Why is deworming needed?

Parasitic worms and their larvae are generally found in contaminated food and water. In slums, where children walk barefeet, they frequently contract worms. “The worm first enters the blood circulation system and its larvae land up in the larynx, from where it finally reaches the gastrointestinal tract. The worms thrive there,” said Dr Revankar. The hook, round and tapeworm grow by sucking blood from its host — in this case the human body. Loss of blood leads to a drop in haemoglobin level and causes anaemia. The National Family Health Survey-3 data suggests anaemia is widely prevalent in all age groups. Its prevalence is 56 per cent among adolescent girls (aged 15-19) and 70 per cent among children below five years. Deworming kills these worms and helps prevent anaemia.

What are the side effects of deworming?

Deworming has no serious side effects. “But it can cause nausea and vomiting if a child has worms. The medicine disrupts the worms, which leads to uneasiness in the stomach,” said Dr Satish Pawar from the Directorate of Health Services (DHS). He said the exercise is conducted across 40,000-50,000 schools in Maharashtra, of which 30-40 report minor side effects.

Why do children require iron and folic acid tablets?

Under the National Iron Plus Initiative of the Union Health Ministry, children aged 1-18 years must be given a weekly dose of iron and folic acid tablets to prevent iron deficiency and chances of anaemia. In Mumbai, municipal schools conduct this drive every Monday, by giving a weekly dose of 100 mg iron and 500 mg folic acid to adolescents (10-19 years) — dosage varies for different age groups. In Mumbai, 25 lakh iron and folic acid tablets were procured by the BMC in the last batch from the state government. “It is from this batch that we administered medicines to children in Govandi. The same batch has been used earlier but showed no side effects,” said Dr Padmaja Keskar, executive health officer, BMC.

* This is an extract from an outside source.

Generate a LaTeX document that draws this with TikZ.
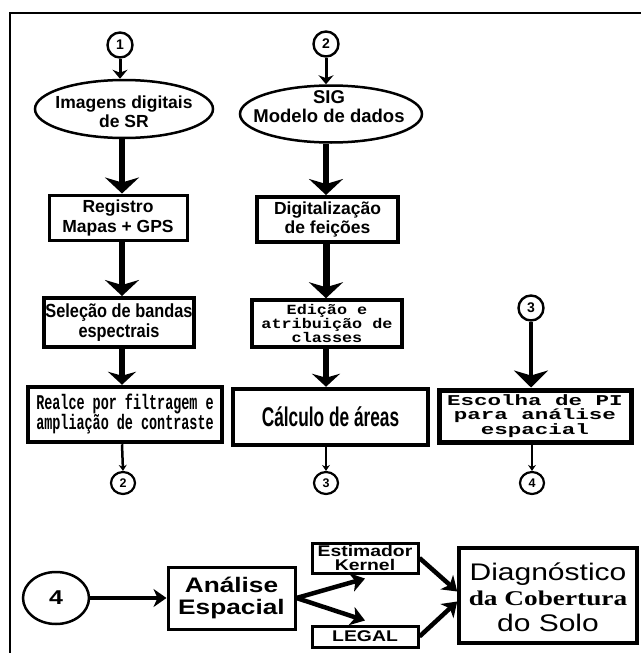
\documentclass[tikz,border=0pt]{standalone}
\usepackage{fontspec}
\setmainfont{Liberation Sans}
\newfontfamily\narrowfont{Liberation Sans}[FakeStretch=0.86]
\newfontfamily\condfont{Liberation Sans}[FakeStretch=0.64]
\newfontfamily\monoN{Liberation Mono}[FakeStretch=0.64]
\newfontfamily\monoE{Liberation Mono}[FakeStretch=1.2]
\newfontfamily\monoW{Liberation Mono}[FakeStretch=1.5]
\newfontfamily\wideS{Liberation Sans}[FakeStretch=1.25]
\newfontfamily\wideSerif{Liberation Serif}[FakeStretch=1.3]
\usetikzlibrary{arrows.meta,shapes.geometric}
\begin{document}
\begin{tikzpicture}[x=1pt,y=-1pt,
  box/.style={draw, line width=3.5pt, inner sep=0pt, align=center},
  ell/.style={draw, ellipse, line width=2.5pt, inner sep=0pt},
  num/.style={draw, circle, line width=2.4pt, inner sep=0pt, minimum size=25pt,
    font=\bfseries\fontsize{14}{14}\selectfont},
  lownum/.style={draw, ellipse, line width=2.2pt, inner sep=0pt, minimum width=24pt,
    minimum height=22pt, font=\bfseries\fontsize{12.5}{12.5}\selectfont},
  txt/.style={inner sep=0pt, align=center},
  bigarrow/.style={line width=6pt, -{Stealth[length=16pt,width=34pt,inset=5pt]}},
  midarrow/.style={line width=5pt, -{Stealth[length=13pt,width=28pt,inset=4pt]}},
  smallarrow/.style={line width=3pt, -{Stealth[length=9pt,width=15pt,inset=3pt]}},
  tinyarrow/.style={line width=2.5pt, -{Stealth[length=6pt,width=8pt,inset=2pt]}},
  botarrow/.style={line width=4.5pt, -{Stealth[length=14pt,width=19pt,inset=4pt]}}
]
\useasboundingbox (0,0) rectangle (641,653);
\draw[line width=2.5pt] (10,653) -- (10,13) -- (641,13);

\coordinate (c1) at (122,0);
\coordinate (c2) at (326,0);

% column 1
\node[num] (n1) at (120,45) {1};
\node[ell, minimum width=178pt, minimum height=58pt] (img) at (124,109) {};
\node[txt, font=\bfseries\fontsize{17.5}{19}\selectfont] (imgt) at (124,112) {Imagens digitais\\de SR};
\node[box, line width=3pt, minimum width=138pt, minimum height=45pt,
  font=\bfseries\fontsize{17.5}{20}\selectfont] (reg) at (118,217.5) {Registro\\Mapas + GPS};
\node[box, line width=4pt, minimum width=150pt, minimum height=49pt,
  font=\narrowfont\bfseries\fontsize{19}{20}\selectfont] (sel) at (119,322.5) {Seleção de bandas\\espectrais};
\node[box, line width=4.5pt, minimum width=194pt, minimum height=55pt,
  font=\monoN\bfseries\fontsize{21}{20}\selectfont] (rea) at (125,414.5) {Realce por filtragem e\\ampliação de contraste};
\node[lownum] (m2) at (123,483) {2};

\draw[smallarrow] (n1) -- (n1 |- img.north);
\draw[bigarrow] (c1 |- img.south) -- (c1 |- reg.north);
\draw[bigarrow] (c1 |- reg.south) -- (c1 |- sel.north);
\draw[midarrow, line width=6pt] (c1 |- sel.south) -- (c1 |- rea.north);
\draw[tinyarrow] (c1 |- rea.south) -- (m2.north);

% column 2
\node[num] (n2) at (326,44) {2};
\node[ell, minimum width=182pt, minimum height=57pt] (sig) at (331,114) {};
\node[txt, font=\bfseries\fontsize{18.5}{19}\selectfont] (sigt) at (329,107) {SIG\\Modelo de dados};
\node[box, line width=4pt, minimum width=141pt, minimum height=45pt,
  font=\bfseries\fontsize{17.5}{19}\selectfont] (dig) at (327.5,219.5) {Digitalização\\de feições};
\node[box, line width=3.5pt, minimum width=150pt, minimum height=47pt,
  font=\monoE\bfseries\fontsize{14}{12.8}\selectfont] (edi) at (327,323.5) {Edição e\\atribuição de\\classes};
\node[box, line width=4.5pt, minimum width=195pt, minimum height=56pt,
  font=\condfont\bfseries\fontsize{27}{27}\selectfont] (cal) at (330.5,417) {Cálculo de áreas};
\node[lownum] (m3) at (326,483) {3};

\draw[smallarrow] (n2) -- (n2 |- sig.north);
\draw[bigarrow] (c2 |- sig.south) -- (c2 |- dig.north);
\draw[bigarrow, line width=7pt] (c2 |- dig.south) -- (c2 |- edi.north);
\draw[midarrow, line width=6pt] (c2 |- edi.south) -- (c2 |- cal.north);
\draw[tinyarrow] (c2 |- cal.south) -- (m3.north);

% column 3
\node[num] (n3) at (531,308) {3};
\node[box, line width=5pt, minimum width=192pt, minimum height=52pt,
  font=\monoW\bfseries\fontsize{15}{14.5}\selectfont] (esc) at (535,416) {Escolha de PI\\para análise\\espacial};
\node[lownum] (m4) at (532,483) {4};

\draw[line width=4.5pt, -{Stealth[length=17pt,width=34pt,inset=5pt]}] (n3) -- (n3 |- esc.north);
\draw[tinyarrow] (m4 |- esc.south) -- (m4.north);

% bottom row
\node[ell, minimum width=66pt, minimum height=52pt,
  font=\wideS\bfseries\fontsize{20}{20}\selectfont] (big4) at (56,598) {4};
\node[box, line width=3pt, minimum width=127pt, minimum height=62pt,
  font=\wideS\bfseries\fontsize{21}{22}\selectfont] (ana) at (231.5,598) {Análise\\Espacial};
\node[box, line width=3pt, minimum width=106pt, minimum height=30pt,
  font=\wideS\bfseries\fontsize{15.5}{14}\selectfont] (est) at (365,558) {Estimador\\Kernel};
\node[box, line width=3pt, minimum width=106pt, minimum height=21pt,
  font=\wideS\bfseries\fontsize{15.5}{14}\selectfont] (leg) at (365,636.5) {LEGAL};
\node[box, line width=3.5pt, minimum width=178pt, minimum height=95pt] (dia) at (548,595.5) {};
\node[txt, font=\fontsize{24}{25.5}\selectfont] (diat) at (548,597) {{\wideS Diagnóstico}\\
  {\wideSerif\bfseries\fontsize{21}{25.5}\selectfont da Cobertura}\\
  {\wideS do Solo}};

\draw[line width=4pt, -{Stealth[length=13pt,width=18pt,inset=4pt]}] (big4.east) -- (ana.west);
\draw[botarrow] (ana.east) -- ([yshift=-4pt]est.south);
\draw[botarrow] (ana.east) -- ([yshift=4pt]leg.north);
\draw[botarrow] (est.east) -- ([yshift=4pt]dia.west);
\draw[botarrow] (leg.east) -- ([yshift=-6pt]dia.west);
\end{tikzpicture}
\end{document}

What is the testing mechanism for these medicines?

According to health officials, Maharashtra procures 50 crore iron and folic acid tablets, and 1-2 crore Albendazole medicines, annually, for deworming. “A batch of one lakh medicines comes to us. From these, we randomly select samples,” said a state health official. The medicine undergoes testing at two levels. The first laboratory test is conducted by the manufacturer, from which a few samples are preserved for the Food and Drug Administration. The second test is conducted by the Maharashtra government in an NABL accredited laboratory. “Until the laboratory results approve the drug, we don’t use them. The waiting period is called quarantine,” said Dr Pawar from DHS.